An approved scholarship foundation is required to disburse at least 90 percent of the tax credit-derived donations it receives between July 1 and June 30, by the immediately following June 30, in the form of scholarships for qualified education expenses to eligible students attending a non-public school in Virginia. Tax-credit-derived funds not used for education expenses scholarships may only be used for administrative expenses related to the EISTC program (salaries, supplies, computer software, etc.).
Under the law, a scholarship foundation that fails to disburse at least 90 percent of any donated amount within the appropriate 24-month period ending on June 30, will be subject the following penalties:
- First offense – a civil penalty equal to 200 percent of the difference between 90 percent of the donated amount and the amount that was actually disbursed, remitted to DOE within 30 days after the end of the one-year period.

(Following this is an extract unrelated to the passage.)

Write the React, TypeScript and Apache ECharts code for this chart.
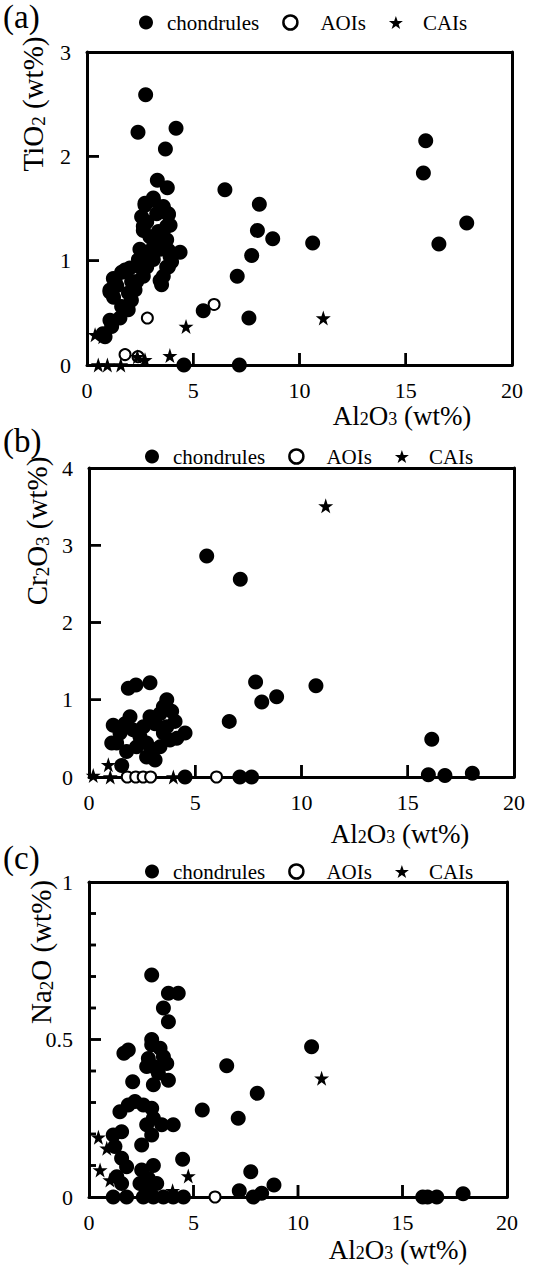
import React, { useEffect, useRef } from 'react';
import * as echarts from 'echarts';

const FONT = '"Liberation Serif", "DejaVu Serif", serif';

// ---------- Data (Al2O3 wt%, oxide wt%) ----------
const aChondrules: number[][] = [
  [15.94, 2.15], [15.83, 1.84], [17.87, 1.36], [16.56, 1.16], [10.62, 1.17],
  [6.49, 1.68], [8.11, 1.54], [8.02, 1.29], [8.74, 1.21], [7.75, 1.05], [7.07, 0.85],
  [5.47, 0.52], [7.62, 0.45], [7.17, 0], [4.56, 0], [4.38, 1.08],
  [2.76, 2.59], [2.4, 2.23], [4.19, 2.27], [3.69, 2.07], [3.31, 1.77], [3.78, 1.7],
  [0.75, 0.3], [0.85, 0.27], [1.16, 0.37], [1.08, 0.43], [1.55, 0.45], [1.63, 0.56],
  [1.94, 0.53], [1.95, 0.69], [2.09, 0.62], [2.1, 0.8], [2.26, 0.72], [2.34, 0.8],
  [1.08, 0.72], [1.08, 0.7], [1.24, 0.83], [1.32, 0.81], [1.63, 0.89], [1.79, 0.91],
  [2.02, 0.93], [1.4, 0.76], [1.25, 0.65],
  [2.49, 0.94], [2.65, 0.85], [2.81, 0.94], [2.81, 1.04], [3.12, 1.01], [3.12, 1.13],
  [3.44, 1.11], [3.44, 0.81], [3.59, 0.85], [3.51, 0.77], [3.75, 0.94], [3.83, 0.94],
  [3.91, 1.04], [3.98, 0.99], [3.59, 1.2], [3.44, 1.26], [3.2, 1.18], [2.96, 1.23],
  [2.65, 1.29], [2.65, 1.33], [2.57, 1.42], [2.73, 1.53], [2.73, 1.55], [3.12, 1.58],
  [3.12, 1.6], [3.59, 1.5], [3.59, 1.52], [3.83, 1.44], [3.83, 1.45], [3.91, 1.34],
  [3.75, 1.33], [3.75, 1.2], [3.28, 1.45], [2.81, 1.37], [3.83, 1.1], [2.42, 1.01],
  [2.49, 1.11], [3.36, 1.28],
];
const aAOIs: number[][] = [[5.98, 0.58], [2.84, 0.45], [1.79, 0.1], [2.4, 0.08]];
const aCAIs: number[][] = [
  [11.12, 0.45], [4.66, 0.37], [0.38, 0.29], [0.74, 0.27], [2.37, 0.08], [2.73, 0.05],
  [3.9, 0.09], [0.53, 0], [0.96, 0], [1.59, 0],
];

const bChondrules: number[][] = [
  [5.54, 2.86], [7.12, 2.56], [7.84, 1.23], [8.13, 0.97], [8.83, 1.04], [10.68, 1.18],
  [6.6, 0.72], [16.13, 0.49], [15.97, 0.03], [16.75, 0.02], [18.04, 0.05], [7.1, 0],
  [7.65, 0], [4.52, 0], [1.54, 0.15],
  [1.85, 1.15], [2.21, 1.19], [2.87, 1.22], [1.93, 0.78], [1.14, 0.67], [1.07, 0.44],
  [1.77, 0.33], [3.11, 0.22], [3.66, 1.0], [3.89, 0.85], [4.52, 0.57], [4.13, 0.5],
  [1.46, 0.57], [2.4, 0.52], [2.71, 0.44], [3.34, 0.39], [3.11, 0.69], [3.34, 0.82],
  [2.87, 0.78], [2.56, 0.65], [3.66, 0.65], [3.81, 0.48], [3.5, 0.57], [2.08, 0.61],
  [1.69, 0.69], [2.24, 0.39], [3.03, 0.35], [4.05, 0.72], [3.5, 0.91], [1.3, 0.44],
  [2.71, 0.26],
];
const bAOIs: number[][] = [[1.8, 0], [2.2, 0], [2.55, 0], [2.9, 0], [6.0, 0]];
const bCAIs: number[][] = [[11.14, 3.51], [0.91, 0.16], [0.2, 0.02], [1.0, 0], [3.97, 0]];

const cChondrules: number[][] = [
  [3.0, 0.705], [3.8, 0.647], [4.27, 0.647], [3.56, 0.6], [3.8, 0.556], [10.65, 0.477],
  [6.59, 0.417], [8.05, 0.329], [5.42, 0.276], [7.14, 0.25], [4.48, 0.12], [7.74, 0.08],
  [8.85, 0.038], [7.19, 0.02], [7.86, 0], [8.26, 0.012], [15.97, 0], [16.2, 0],
  [16.64, 0], [17.9, 0.01],
  [1.67, 0.456], [1.88, 0.467], [3.0, 0.483], [3.0, 0.5], [2.84, 0.44], [3.56, 0.445],
  [3.72, 0.424], [3.08, 0.414], [3.32, 0.393], [3.8, 0.371], [3.08, 0.356], [2.76, 0.414],
  [3.4, 0.472], [2.09, 0.366], [2.2, 0.303], [2.6, 0.292], [3.0, 0.282], [1.48, 0.271],
  [1.88, 0.292], [3.08, 0.25], [2.76, 0.229], [3.48, 0.229], [4.03, 0.229], [3.0, 0.197],
  [2.52, 0.165], [1.56, 0.207], [1.16, 0.197], [1.24, 0.16], [1.56, 0.123], [1.8, 0.096],
  [1.33, 0.064], [1.56, 0.043], [2.52, 0.086], [3.08, 0.1], [2.84, 0.059], [2.44, 0.043],
  [3.24, 0.043], [2.76, 0.022], [1.16, 0], [1.8, 0], [2.6, 0], [3.08, 0], [3.56, 0],
  [4.03, 0], [4.52, 0],
];
const cAOIs: number[][] = [[6.03, 0]];
const cCAIs: number[][] = [
  [11.13, 0.377], [4.75, 0.067], [0.45, 0.19], [0.85, 0.155], [0.53, 0.086], [1.0, 0.054],
  [4.0, 0.02],
];

const xTicks = { min: 0, max: 20, interval: 5 };
const yRanges = [
  { min: 0, max: 3, interval: 1 },
  { min: 0, max: 4, interval: 1 },
  { min: 0, max: 1, interval: 0.5 },
];
// inward tick marks (values on the axes)
const xTickValues = [5, 10, 15];
const yTickValues = [[1, 2], [1, 2, 3], [0.5]];
const cMinorTickValues = [0.1, 0.2, 0.3, 0.4, 0.6, 0.7, 0.8, 0.9];

const panelLabels = ['(a)', '(b)', '(c)'];
const yNames = [
  '{m|TiO}{s|2}{m| (wt%)}',
  '{m|Cr}{s|2}{m|O}{s|3}{m| (wt%)}',
  '{m|Na}{s|2}{m|O (wt%)}',
];
const xName = '{m|Al}{s|2}{m|O}{s|3}{m| (wt%)}';
const seriesNames = ['chondrules', 'AOIs', 'CAIs'];

const STAR =
  'path://M50,0 L61.8,35.1 98.1,35.1 68.8,56.7 79.4,90.9 50,69.9 20.6,90.9 31.2,56.7 1.9,35.1 38.2,35.1 Z';

// layout
const grids = [
  { left: 87, top: 52, width: 425, height: 313 },
  { left: 89, top: 468, width: 425, height: 309 },
  { left: 89, top: 882, width: 418, height: 315 },
];
const legendPos = [
  { left: 139, top: 12 },
  { left: 145, top: 446 },
  { left: 145, top: 861 },
];
const labelY = [17, 441, 858];
const yNamePos = [
  { x: 33, y: 104 },
  { x: 37, y: 531 },
  { x: 41, y: 952 },
];
const xNamePos = [
  { x: 402, y: 415 },
  { x: 400, y: 833 },
  { x: 398, y: 1249 },
];
const TICK = 12;
const MINOR = 7;

const yRich = {
  m: { fontSize: 29, fontFamily: FONT, lineHeight: 30, verticalAlign: 'top', fill: '#000' },
  s: {
    fontSize: 19, fontFamily: FONT, lineHeight: 19, padding: [20, 0, 0, 0],
    verticalAlign: 'bottom', fill: '#000',
  },
};
const xRich = {
  m: { fontSize: 27, fontFamily: FONT, lineHeight: 26, verticalAlign: 'top', fill: '#000' },
  s: {
    fontSize: 18, fontFamily: FONT, lineHeight: 18, padding: [18, 0, 0, 0],
    verticalAlign: 'bottom', fill: '#000',
  },
};

export default function App() {
  const ref = useRef<HTMLDivElement>(null);

  useEffect(() => {
    if (!ref.current) return;
    const chart = echarts.init(ref.current, undefined, { renderer: 'svg' });
    const panels = [
      [aChondrules, aAOIs, aCAIs],
      [bChondrules, bAOIs, bCAIs],
      [cChondrules, cAOIs, cCAIs],
    ];

    const line = () => ({ show: true, onZero: false, lineStyle: { color: '#000', width: 3 } });
    const off = () => ({ show: false });
    const labelBase = () => ({ show: true, color: '#000', fontFamily: FONT, fontSize: 22 });

    const xAxis: any[] = [];
    const yAxis: any[] = [];
    grids.forEach((_, i) => {
      xAxis.push({
        type: 'value', gridIndex: i, position: 'bottom', min: xTicks.min, max: xTicks.max,
        interval: xTicks.interval, axisLine: line(), axisTick: off(),
        splitLine: off(), axisLabel: { ...labelBase(), margin: 14 },
      });
      yAxis.push({
        type: 'value', gridIndex: i, position: 'left', min: yRanges[i].min, max: yRanges[i].max,
        interval: yRanges[i].interval, axisLine: line(), axisTick: off(),
        splitLine: off(), axisLabel: { ...labelBase(), margin: 16 },
      });
    });
    // frame: top and right edges
    grids.forEach((_, i) => {
      xAxis.push({
        type: 'value', gridIndex: i, position: 'top', min: xTicks.min, max: xTicks.max,
        axisLine: line(), axisTick: off(), axisLabel: off(), splitLine: off(),
      });
      yAxis.push({
        type: 'value', gridIndex: i, position: 'right', min: yRanges[i].min, max: yRanges[i].max,
        axisLine: line(), axisTick: off(), axisLabel: off(), splitLine: off(),
      });
    });

    const series: any[] = [];
    panels.forEach((p, i) => {
      series.push({
        type: 'scatter', name: seriesNames[0], xAxisIndex: i, yAxisIndex: i, data: p[0],
        symbol: 'circle', symbolSize: 15, itemStyle: { color: '#000', opacity: 1 }, z: 2, clip: false,
      });
      series.push({
        type: 'scatter', name: seriesNames[1], xAxisIndex: i, yAxisIndex: i, data: p[1],
        symbol: 'circle', symbolSize: 11,
        itemStyle: { color: '#fff', borderColor: '#000', borderWidth: 2, opacity: 1 }, z: 3, clip: false,
      });
      series.push({
        type: 'scatter', name: seriesNames[2], xAxisIndex: i, yAxisIndex: i, data: p[2],
        symbol: STAR, symbolSize: 15, itemStyle: { color: '#000', opacity: 1 }, z: 4, clip: false,
      });
    });

    // inward tick marks as custom series, positioned with the axes' scales
    const tickSeries = (i: number, data: number[][], dir: 'x' | 'y', len: number) => ({
      type: 'custom', coordinateSystem: 'cartesian2d', xAxisIndex: i, yAxisIndex: i,
      data, z: 10, silent: true, clip: false,
      renderItem: (_params: any, api: any) => {
        const p = api.coord([api.value(0), api.value(1)]);
        const shape = dir === 'x'
          ? { x1: p[0], y1: p[1], x2: p[0], y2: p[1] - len }
          : { x1: p[0], y1: p[1], x2: p[0] + len, y2: p[1] };
        return { type: 'line', shape, style: { stroke: '#000', lineWidth: 2.5 } };
      },
    });
    grids.forEach((_, i) => {
      series.push(tickSeries(i, xTickValues.map((v) => [v, yRanges[i].min]), 'x', TICK));
      series.push(tickSeries(i, yTickValues[i].map((v) => [xTicks.min, v]), 'y', TICK));
    });
    series.push(tickSeries(2, cMinorTickValues.map((v) => [xTicks.min, v]), 'y', MINOR));

    const graphic: any[] = [];
    panelLabels.forEach((t, i) => {
      graphic.push({
        type: 'text', x: 3, y: labelY[i],
        style: { text: t, fontSize: 33, fontFamily: FONT, fill: '#000', align: 'left', verticalAlign: 'middle' },
      });
      graphic.push({
        type: 'text', x: yNamePos[i].x, y: yNamePos[i].y, rotation: Math.PI / 2,
        style: {
          text: yNames[i], fontSize: 29, fontFamily: FONT, fill: '#000',
          align: 'center', verticalAlign: 'middle', rich: yRich,
        },
      });
      graphic.push({
        type: 'text', x: xNamePos[i].x, y: xNamePos[i].y,
        style: {
          text: xName, fontSize: 27, fontFamily: FONT, fill: '#000',
          align: 'center', verticalAlign: 'middle', rich: xRich,
        },
      });
    });

    chart.setOption({
      animation: false,
      backgroundColor: '#fff',
      grid: grids.map((g) => ({ ...g, show: false, containLabel: false, outerBoundsMode: 'none' })),
      xAxis,
      yAxis,
      legend: grids.map((_, i) => ({
        left: legendPos[i].left, top: legendPos[i].top, padding: 0, itemGap: 23,
        itemWidth: 14, itemHeight: 14, selectedMode: false, orient: 'horizontal',
        textStyle: { color: '#000', fontFamily: FONT, fontSize: 21 },
        data: [
          { name: 'chondrules', icon: 'circle', itemStyle: { color: '#000', opacity: 1 }, textStyle: { padding: [0, 0, 0, 9] } },
          {
            name: 'AOIs', icon: 'circle',
            itemStyle: { color: '#fff', borderColor: '#000', borderWidth: 2.5, opacity: 1 },
            textStyle: { padding: [0, 0, 0, 18] },
          },
          { name: 'CAIs', icon: STAR, itemStyle: { color: '#000', opacity: 1 }, textStyle: { padding: [0, 0, 0, 15] } },
        ],
      })),
      graphic,
      series,
    });

    // fallback tick lines via graphic, in case the custom series is not drawn
    try {
      const tickEls: any[] = [];
      const seg = (x1: number, y1: number, x2: number, y2: number) => ({
        type: 'line', z: 100, silent: true,
        shape: { x1, y1, x2, y2 },
        style: { stroke: '#000', lineWidth: 2.5 },
      });
      const toPx = (i: number, v: number[]) => {
        const r = chart.convertToPixel({ gridIndex: i } as any, v) as any;
        if (Array.isArray(r) && isFinite(r[0]) && isFinite(r[1])) return r as number[];
        const g = grids[i];
        const yr = yRanges[i];
        return [
          g.left + ((v[0] - xTicks.min) / (xTicks.max - xTicks.min)) * g.width,
          g.top + g.height - ((v[1] - yr.min) / (yr.max - yr.min)) * g.height,
        ];
      };
      grids.forEach((_, i) => {
        xTickValues.forEach((v) => {
          const p = toPx(i, [v, yRanges[i].min]);
          tickEls.push(seg(p[0], p[1], p[0], p[1] - TICK));
        });
        yTickValues[i].forEach((v) => {
          const p = toPx(i, [xTicks.min, v]);
          tickEls.push(seg(p[0], p[1], p[0] + TICK, p[1]));
        });
      });
      cMinorTickValues.forEach((v) => {
        const p = toPx(2, [xTicks.min, v]);
        tickEls.push(seg(p[0], p[1], p[0] + MINOR, p[1]));
      });
      chart.setOption({ graphic: [...graphic, ...tickEls] });
    } catch (e) {
      // keep the chart as drawn
    }

    return () => chart.dispose();
  }, []);

  return (
    <div
      ref={ref}
      style={{ position: 'absolute', left: 0, top: 0, width: 534, height: 1267, background: '#fff' }}
    />
  );
}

- Second offense within a five year period – the scholarship foundation will be removed from the list of approved scholarship foundations, prohibited from requesting a preauthorized amount of tax credits on behalf of the donor, and prohibited from receiving and administering additional tax credit-derived funds for two years. After two years, the scholarship foundation may reapply to DOE to become an approved scholarship foundation and receive and administer tax credit-derived funds. If a scholarship foundation is authorized by DOE to be added to the list of approved scholarship foundations, the applicant scholarship foundation will not be considered to have any previous offenses.